Belajar dan Assessment




The individualization of learning fundamentally redefines the role of assessment.”
Individualisasi belajar secara fundamental mendefinisikan ulang peran assessment.
Sebastian Thrun
(former Google VP, Professor of Computer Science at Stanford University, & CEO of Udacity)

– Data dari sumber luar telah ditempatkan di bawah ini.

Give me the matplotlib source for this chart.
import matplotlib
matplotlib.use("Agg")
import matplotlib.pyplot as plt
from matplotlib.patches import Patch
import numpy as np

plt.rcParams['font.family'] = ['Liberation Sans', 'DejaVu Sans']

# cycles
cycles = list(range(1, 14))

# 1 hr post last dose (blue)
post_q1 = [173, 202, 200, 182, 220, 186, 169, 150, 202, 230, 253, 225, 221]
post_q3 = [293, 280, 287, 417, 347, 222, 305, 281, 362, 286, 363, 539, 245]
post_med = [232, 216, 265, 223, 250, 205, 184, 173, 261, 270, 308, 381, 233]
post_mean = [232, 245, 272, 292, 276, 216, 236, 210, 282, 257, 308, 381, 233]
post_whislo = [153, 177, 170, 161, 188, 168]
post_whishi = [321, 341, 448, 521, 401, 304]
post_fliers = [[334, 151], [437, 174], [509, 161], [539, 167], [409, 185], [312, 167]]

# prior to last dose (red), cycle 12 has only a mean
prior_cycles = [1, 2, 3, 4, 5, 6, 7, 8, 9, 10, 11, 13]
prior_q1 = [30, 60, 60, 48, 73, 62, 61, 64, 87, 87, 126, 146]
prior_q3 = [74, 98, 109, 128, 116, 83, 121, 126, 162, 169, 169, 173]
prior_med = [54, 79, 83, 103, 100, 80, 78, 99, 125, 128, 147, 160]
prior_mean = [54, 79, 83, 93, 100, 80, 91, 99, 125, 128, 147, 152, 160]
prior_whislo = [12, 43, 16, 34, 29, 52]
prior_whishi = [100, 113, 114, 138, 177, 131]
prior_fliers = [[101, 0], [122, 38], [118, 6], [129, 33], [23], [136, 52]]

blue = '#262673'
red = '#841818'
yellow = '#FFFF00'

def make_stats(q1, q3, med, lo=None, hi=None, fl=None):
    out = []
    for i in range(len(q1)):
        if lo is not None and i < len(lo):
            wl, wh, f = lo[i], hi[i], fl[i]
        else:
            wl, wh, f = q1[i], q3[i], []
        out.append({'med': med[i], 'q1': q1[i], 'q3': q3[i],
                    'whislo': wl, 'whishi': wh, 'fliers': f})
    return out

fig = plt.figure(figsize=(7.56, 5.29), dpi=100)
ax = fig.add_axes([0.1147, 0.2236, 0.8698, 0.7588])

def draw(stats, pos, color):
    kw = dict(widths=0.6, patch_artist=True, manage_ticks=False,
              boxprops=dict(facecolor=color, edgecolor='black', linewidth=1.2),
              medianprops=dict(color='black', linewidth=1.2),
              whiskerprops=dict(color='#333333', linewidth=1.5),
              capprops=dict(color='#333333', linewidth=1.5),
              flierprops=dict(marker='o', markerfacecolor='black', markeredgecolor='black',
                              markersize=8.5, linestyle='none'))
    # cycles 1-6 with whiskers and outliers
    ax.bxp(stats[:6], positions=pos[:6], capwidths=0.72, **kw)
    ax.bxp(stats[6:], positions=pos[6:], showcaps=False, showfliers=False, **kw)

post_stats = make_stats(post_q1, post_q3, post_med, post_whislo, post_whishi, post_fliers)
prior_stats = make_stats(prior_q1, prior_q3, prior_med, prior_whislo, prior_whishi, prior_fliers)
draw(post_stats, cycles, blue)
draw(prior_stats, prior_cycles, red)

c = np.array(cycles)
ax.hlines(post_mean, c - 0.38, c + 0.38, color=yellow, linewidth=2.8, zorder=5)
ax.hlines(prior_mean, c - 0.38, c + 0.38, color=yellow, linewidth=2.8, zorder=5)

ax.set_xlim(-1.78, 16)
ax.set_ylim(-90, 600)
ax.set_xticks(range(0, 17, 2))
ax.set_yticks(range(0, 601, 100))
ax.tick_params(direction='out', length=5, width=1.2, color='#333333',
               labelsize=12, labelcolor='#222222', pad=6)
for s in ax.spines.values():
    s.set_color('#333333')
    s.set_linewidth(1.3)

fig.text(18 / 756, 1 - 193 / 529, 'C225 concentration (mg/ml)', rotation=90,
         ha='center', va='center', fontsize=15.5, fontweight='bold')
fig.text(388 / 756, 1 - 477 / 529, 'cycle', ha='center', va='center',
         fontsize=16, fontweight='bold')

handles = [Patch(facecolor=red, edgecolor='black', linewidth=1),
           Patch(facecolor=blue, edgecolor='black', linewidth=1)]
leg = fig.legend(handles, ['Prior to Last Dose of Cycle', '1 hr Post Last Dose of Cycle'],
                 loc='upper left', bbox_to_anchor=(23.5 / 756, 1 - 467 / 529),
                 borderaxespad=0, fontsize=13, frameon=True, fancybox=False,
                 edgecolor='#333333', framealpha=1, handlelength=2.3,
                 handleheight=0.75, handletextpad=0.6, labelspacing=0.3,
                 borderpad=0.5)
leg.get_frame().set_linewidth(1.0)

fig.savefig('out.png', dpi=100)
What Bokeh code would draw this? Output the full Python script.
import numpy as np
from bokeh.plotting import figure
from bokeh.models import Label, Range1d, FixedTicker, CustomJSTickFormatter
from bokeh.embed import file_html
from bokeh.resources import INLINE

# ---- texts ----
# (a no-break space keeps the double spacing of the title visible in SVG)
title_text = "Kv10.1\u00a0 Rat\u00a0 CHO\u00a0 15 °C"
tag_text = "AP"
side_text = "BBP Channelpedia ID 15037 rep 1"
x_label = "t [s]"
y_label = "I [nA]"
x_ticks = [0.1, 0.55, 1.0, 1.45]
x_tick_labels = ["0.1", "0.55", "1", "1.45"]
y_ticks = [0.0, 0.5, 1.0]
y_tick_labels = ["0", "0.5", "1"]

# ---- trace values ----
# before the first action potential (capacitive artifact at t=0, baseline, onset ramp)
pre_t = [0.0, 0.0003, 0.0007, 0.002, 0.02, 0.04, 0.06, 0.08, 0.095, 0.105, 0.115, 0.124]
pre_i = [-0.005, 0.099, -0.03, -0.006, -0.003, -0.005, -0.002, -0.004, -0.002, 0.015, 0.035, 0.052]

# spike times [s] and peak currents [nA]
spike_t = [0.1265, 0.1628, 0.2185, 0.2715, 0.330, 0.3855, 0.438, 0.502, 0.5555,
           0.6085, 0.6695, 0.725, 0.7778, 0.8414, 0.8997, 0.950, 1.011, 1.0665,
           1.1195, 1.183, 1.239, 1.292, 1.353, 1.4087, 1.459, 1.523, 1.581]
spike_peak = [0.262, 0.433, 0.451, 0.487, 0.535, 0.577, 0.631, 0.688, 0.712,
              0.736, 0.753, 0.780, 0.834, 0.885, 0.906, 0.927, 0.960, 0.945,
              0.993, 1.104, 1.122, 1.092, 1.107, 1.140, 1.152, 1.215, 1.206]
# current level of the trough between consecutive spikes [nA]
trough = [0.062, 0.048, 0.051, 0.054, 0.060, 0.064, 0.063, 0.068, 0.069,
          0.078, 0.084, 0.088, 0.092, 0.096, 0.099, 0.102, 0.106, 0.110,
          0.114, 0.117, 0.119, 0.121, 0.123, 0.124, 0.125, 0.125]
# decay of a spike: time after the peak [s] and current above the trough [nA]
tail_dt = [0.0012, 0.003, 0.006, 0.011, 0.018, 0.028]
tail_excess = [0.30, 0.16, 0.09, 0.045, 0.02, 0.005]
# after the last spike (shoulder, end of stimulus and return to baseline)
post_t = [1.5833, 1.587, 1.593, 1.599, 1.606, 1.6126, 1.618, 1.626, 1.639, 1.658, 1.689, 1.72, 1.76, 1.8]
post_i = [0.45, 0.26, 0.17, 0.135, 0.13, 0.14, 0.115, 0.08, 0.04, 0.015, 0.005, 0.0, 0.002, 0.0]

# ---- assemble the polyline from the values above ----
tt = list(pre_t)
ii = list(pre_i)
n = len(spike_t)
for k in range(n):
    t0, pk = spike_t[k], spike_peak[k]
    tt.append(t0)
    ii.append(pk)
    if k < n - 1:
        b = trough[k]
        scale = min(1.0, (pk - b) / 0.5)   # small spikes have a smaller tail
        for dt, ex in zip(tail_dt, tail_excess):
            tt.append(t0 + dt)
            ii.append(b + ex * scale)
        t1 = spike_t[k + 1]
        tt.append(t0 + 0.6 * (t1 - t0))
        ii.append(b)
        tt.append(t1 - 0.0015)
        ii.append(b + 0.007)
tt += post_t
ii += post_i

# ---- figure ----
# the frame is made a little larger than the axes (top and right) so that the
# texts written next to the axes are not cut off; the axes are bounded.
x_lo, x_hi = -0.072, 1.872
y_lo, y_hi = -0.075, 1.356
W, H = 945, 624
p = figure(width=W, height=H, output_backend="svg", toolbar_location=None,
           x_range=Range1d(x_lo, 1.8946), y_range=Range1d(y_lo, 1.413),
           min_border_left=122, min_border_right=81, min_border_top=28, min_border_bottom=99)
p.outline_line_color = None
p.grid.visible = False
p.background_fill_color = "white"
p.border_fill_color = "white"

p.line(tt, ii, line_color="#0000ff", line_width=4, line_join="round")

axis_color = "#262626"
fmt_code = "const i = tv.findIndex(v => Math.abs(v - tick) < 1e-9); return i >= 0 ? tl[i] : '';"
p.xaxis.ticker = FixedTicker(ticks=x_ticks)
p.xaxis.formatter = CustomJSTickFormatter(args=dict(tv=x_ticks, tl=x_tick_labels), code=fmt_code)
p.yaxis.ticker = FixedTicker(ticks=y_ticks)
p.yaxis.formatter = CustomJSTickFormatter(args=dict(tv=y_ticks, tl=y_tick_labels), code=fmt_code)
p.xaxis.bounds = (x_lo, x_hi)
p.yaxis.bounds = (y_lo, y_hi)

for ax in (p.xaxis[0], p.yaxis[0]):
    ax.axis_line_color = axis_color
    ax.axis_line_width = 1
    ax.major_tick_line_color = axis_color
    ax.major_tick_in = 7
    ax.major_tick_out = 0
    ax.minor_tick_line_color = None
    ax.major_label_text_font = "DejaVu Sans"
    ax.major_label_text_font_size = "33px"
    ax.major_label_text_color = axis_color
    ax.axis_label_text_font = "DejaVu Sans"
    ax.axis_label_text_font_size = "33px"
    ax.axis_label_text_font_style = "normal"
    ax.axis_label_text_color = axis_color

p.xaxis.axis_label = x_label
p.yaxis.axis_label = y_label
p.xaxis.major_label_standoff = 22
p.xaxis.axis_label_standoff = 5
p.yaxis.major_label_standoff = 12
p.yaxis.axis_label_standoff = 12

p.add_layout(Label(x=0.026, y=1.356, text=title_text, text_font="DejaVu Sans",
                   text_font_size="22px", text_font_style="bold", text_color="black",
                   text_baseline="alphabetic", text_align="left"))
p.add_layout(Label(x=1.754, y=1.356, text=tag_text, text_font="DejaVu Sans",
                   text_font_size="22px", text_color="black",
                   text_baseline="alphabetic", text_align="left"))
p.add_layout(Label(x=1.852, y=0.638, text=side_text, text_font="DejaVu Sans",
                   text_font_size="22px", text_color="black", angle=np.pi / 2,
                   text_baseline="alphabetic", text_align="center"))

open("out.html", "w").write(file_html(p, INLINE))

Di dalam pemahaman mengenai belajar yang paling mutakhir di abad 21 ini, perlu disadari bahwa keseragaman dalam belajar sudah tidak lagi dipandang sebagai standar di dalam pendidikan.  Belajar di abad 21 ini dipahami sebagai proses pengembangan diri seseorang yang unik dari satu pribadi ke pribadi yang lain.  Dilema di dalam pendidikan formal khususnya adalah permasalahan menentukan manakah yang akan dipakai sebagai titik pijak, apakah pengetahuan ataukah setiap pribadi?  Jika pengetahuan yang menjadi titik pijak maka semua murid harus belajar pengetahuan yang sama dengan cara yang sama, inilah prakteknya di sekolah tradisional.  Tetapi jika setiap pembelajar adalah sebagai titik tolaknya, maka belajar pengetahuan apa ditentukan oleh kapasitas, minat, dan motivasi setiap pribadi.  Ketika titik tolak diletakkan pada pengetahuan maka pengaturan kelas menjadi lebih mudah.  Secara organisasi pilihan pertama ini sangatlah menguntungkan.  Tetapi pilihan kedua memberi kesulitan yang cukup besar sebab setiap pribadi perlu dipahami dan variasi pengetahuan yang luas perlu disediakan.   Model pendidikan ala pabrik jelas tidak mungkin bisa dikerjakan dalam pilihan kedua ini.  Sebastian Thrun memberikan suatu hint bahwa di abad 21 ini belajar sudah masuk dalam kondisi individualisasi.  Kenyataan ini tidak dapat dipungkiri jika kita melihat pendidikan secara seksama.  Misal, 20 tahun yang lalu universitas hanya punya 20-30 jurusan.  Tetapi sekarang 30 jurusan sudah tidak cukup untuk mengakomodasi variasi kemampuan, kapasitas, minat, dan kebutuhan baik murid maupun dunia kerja.  Universitas senantiasa mengembangkan variasi jurusan dengan menambah jumlah jurusan, mengkombinasi jurusan-jurusan yang ada menjadi jurusan lain, memodifikasi jurusan menjadi spesialisasi yang berbeda-beda, dan lain sebagainya.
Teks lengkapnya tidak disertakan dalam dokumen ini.